(Directive) Please transcribe the data that follows without the pictures, keeping every word the same.

(Dataset excerpt)
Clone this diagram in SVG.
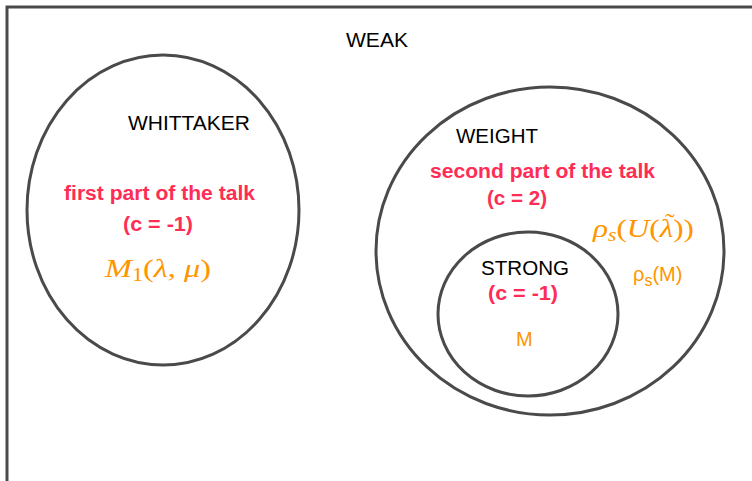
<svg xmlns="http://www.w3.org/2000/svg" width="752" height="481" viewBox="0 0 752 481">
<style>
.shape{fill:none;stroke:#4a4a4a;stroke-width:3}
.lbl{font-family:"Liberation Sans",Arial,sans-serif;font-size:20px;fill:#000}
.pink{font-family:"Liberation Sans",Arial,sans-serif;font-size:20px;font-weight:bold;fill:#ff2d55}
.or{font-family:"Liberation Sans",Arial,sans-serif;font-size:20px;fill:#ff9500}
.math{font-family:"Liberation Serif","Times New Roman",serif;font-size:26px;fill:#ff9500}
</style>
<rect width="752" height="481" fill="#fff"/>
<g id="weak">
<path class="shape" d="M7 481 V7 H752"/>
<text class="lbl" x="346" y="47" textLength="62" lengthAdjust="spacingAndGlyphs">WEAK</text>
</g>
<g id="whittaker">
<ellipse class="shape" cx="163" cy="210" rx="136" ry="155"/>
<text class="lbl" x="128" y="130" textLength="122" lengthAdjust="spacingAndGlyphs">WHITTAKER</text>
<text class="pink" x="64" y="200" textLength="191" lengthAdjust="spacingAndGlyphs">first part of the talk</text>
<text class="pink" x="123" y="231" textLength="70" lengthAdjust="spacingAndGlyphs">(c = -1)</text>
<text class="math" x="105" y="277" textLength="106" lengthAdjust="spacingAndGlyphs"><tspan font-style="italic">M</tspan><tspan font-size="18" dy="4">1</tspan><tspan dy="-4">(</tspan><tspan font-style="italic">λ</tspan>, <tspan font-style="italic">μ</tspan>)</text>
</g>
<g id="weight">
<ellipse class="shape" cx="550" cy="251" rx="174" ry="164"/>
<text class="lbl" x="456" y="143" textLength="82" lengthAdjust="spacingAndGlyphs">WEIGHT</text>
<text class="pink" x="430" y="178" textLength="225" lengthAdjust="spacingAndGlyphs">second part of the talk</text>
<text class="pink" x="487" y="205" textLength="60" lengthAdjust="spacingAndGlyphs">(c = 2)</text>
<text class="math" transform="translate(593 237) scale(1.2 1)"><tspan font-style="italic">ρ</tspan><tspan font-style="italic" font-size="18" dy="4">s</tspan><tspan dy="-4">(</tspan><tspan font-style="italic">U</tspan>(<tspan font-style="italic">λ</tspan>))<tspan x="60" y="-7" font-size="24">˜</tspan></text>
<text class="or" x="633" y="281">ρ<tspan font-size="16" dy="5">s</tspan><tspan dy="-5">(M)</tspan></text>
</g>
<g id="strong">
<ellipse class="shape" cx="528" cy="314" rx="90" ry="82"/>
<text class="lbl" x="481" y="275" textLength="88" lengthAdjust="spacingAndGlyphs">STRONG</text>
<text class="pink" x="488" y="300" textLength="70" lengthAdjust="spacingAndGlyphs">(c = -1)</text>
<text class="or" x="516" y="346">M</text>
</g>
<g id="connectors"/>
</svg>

(The completed task)
Clone this diagram in SVG.
<svg xmlns="http://www.w3.org/2000/svg" width="752" height="481" viewBox="0 0 752 481">
<style>
.shape{fill:none;stroke:#4a4a4a;stroke-width:3}
.lbl{font-family:"Liberation Sans",Arial,sans-serif;font-size:20px;fill:#000}
.pink{font-family:"Liberation Sans",Arial,sans-serif;font-size:20px;font-weight:bold;fill:#ff2d55}
.or{font-family:"Liberation Sans",Arial,sans-serif;font-size:20px;fill:#ff9500}
.math{font-family:"Liberation Serif","Times New Roman",serif;font-size:26px;fill:#ff9500}
</style>
<rect width="752" height="481" fill="#fff"/>
<g id="weak">
<path class="shape" d="M7 481 V7 H752"/>
<text class="lbl" x="346" y="47" textLength="62" lengthAdjust="spacingAndGlyphs">WEAK</text>
</g>
<g id="whittaker">
<ellipse class="shape" cx="163" cy="210" rx="136" ry="155"/>
<text class="lbl" x="128" y="130" textLength="122" lengthAdjust="spacingAndGlyphs">WHITTAKER</text>
<text class="pink" x="64" y="200" textLength="191" lengthAdjust="spacingAndGlyphs">first part of the talk</text>
<text class="pink" x="123" y="231" textLength="70" lengthAdjust="spacingAndGlyphs">(c = -1)</text>
<text class="math" x="105" y="277" textLength="106" lengthAdjust="spacingAndGlyphs"><tspan font-style="italic">M</tspan><tspan font-size="18" dy="4">1</tspan><tspan dy="-4">(</tspan><tspan font-style="italic">λ</tspan>, <tspan font-style="italic">μ</tspan>)</text>
</g>
<g id="weight">
<ellipse class="shape" cx="550" cy="251" rx="174" ry="164"/>
<text class="lbl" x="456" y="143" textLength="82" lengthAdjust="spacingAndGlyphs">WEIGHT</text>
<text class="pink" x="430" y="178" textLength="225" lengthAdjust="spacingAndGlyphs">second part of the talk</text>
<text class="pink" x="487" y="205" textLength="60" lengthAdjust="spacingAndGlyphs">(c = 2)</text>
<text class="math" transform="translate(593 237) scale(1.2 1)"><tspan font-style="italic">ρ</tspan><tspan font-style="italic" font-size="18" dy="4">s</tspan><tspan dy="-4">(</tspan><tspan font-style="italic">U</tspan>(<tspan font-style="italic">λ</tspan>))<tspan x="60" y="-7" font-size="24">˜</tspan></text>
<text class="or" x="633" y="281">ρ<tspan font-size="16" dy="5">s</tspan><tspan dy="-5">(M)</tspan></text>
</g>
<g id="strong">
<ellipse class="shape" cx="528" cy="314" rx="90" ry="82"/>
<text class="lbl" x="481" y="275" textLength="88" lengthAdjust="spacingAndGlyphs">STRONG</text>
<text class="pink" x="488" y="300" textLength="70" lengthAdjust="spacingAndGlyphs">(c = -1)</text>
<text class="or" x="516" y="346">M</text>
</g>
<g id="connectors"/>
</svg>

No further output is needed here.